My thesis work involves examining the practices of stakeholders in terms of decarbonization in the automotive industry, and more specifically within a Tier 1 supplier, Valeo. Through a comparative study conducted in France and India on the clutch friction materials business, I analyze the impact of decarbonization on industrial performance using carbon accounting based on the Greenhouse Gas Protocol, which distinguishes between direct emissions (scope 1), those related to electricity consumption (scope 2), and those from the value chain (scope 3).

Initial results show that, for equivalent production, the Indian site emits less CO₂ than the French site, thanks in particular to its fully electric operation and an energy mix composed of approximately 90% renewable energies, which has enabled the avoidance of nearly 7,000 tons of emissions.
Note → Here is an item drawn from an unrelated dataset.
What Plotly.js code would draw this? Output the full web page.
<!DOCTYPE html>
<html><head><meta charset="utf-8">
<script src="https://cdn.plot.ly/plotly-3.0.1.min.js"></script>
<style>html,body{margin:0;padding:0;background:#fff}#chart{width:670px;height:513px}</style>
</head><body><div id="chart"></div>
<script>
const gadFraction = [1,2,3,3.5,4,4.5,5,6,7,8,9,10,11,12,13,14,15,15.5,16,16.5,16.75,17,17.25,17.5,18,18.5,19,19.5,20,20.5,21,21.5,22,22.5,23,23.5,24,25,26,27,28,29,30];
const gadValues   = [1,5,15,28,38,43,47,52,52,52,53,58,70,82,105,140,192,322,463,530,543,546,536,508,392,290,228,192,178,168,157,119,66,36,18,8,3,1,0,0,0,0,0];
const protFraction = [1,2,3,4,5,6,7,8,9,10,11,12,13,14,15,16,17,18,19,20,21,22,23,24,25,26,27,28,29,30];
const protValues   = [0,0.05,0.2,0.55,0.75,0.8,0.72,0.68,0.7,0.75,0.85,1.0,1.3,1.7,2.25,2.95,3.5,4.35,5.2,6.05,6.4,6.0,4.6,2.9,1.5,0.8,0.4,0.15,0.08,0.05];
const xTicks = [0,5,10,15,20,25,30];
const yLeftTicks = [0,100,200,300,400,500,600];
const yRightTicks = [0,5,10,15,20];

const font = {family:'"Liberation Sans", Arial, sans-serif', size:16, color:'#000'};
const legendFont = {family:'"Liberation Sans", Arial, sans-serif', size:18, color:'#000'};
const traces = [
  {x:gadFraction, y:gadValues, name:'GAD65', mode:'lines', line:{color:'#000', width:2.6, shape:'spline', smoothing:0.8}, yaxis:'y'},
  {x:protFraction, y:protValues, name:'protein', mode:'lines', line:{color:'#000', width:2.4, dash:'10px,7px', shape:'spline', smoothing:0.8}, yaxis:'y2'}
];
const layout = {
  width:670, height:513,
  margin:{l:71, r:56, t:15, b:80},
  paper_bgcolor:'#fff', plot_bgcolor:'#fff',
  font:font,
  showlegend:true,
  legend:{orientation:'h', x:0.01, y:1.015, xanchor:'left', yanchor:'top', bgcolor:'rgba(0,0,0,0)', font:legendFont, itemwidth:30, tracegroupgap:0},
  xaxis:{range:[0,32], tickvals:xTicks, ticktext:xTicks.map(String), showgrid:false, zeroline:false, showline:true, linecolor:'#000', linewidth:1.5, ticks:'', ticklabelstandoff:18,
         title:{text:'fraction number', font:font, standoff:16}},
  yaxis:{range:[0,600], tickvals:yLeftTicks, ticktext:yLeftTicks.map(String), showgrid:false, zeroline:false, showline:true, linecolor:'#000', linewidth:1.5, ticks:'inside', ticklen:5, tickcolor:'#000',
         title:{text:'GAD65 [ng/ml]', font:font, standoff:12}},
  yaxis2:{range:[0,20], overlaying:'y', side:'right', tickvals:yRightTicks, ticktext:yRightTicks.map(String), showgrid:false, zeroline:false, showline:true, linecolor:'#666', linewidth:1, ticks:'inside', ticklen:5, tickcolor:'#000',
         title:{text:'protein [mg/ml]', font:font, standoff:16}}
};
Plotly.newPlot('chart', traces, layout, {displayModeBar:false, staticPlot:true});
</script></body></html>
These observations highlight that lower-carbon production is possible even in a context often perceived as more dependent on fossil fuels.

By gaining a deeper understanding of the issues related to emissions measurement—in particular the complexity of Scope 3, which requires supplier data and remains largely unstandardized—as well as the associated industrial and technological transformations, one of the objectives of this thesis is to identify an industrial model that allows economic performance and sustainable performance to converge, particularly in a complex environment: quality of infrastructure, role of public authorities, misunderstandings among stakeholders, dependence on fossil fuels, limited investment capacity, place of innovation, etc.

What does the MT180 competition mean to you and what do you expect from this experience?

The My Thesis in 180 Seconds competition is a great opportunity for me to raise awareness among a wide audience about the challenges of research. I also hope that this experience will enable me to communicate the challenges of decarbonization in an industrial environment with ease, using clear, precise, and captivating language.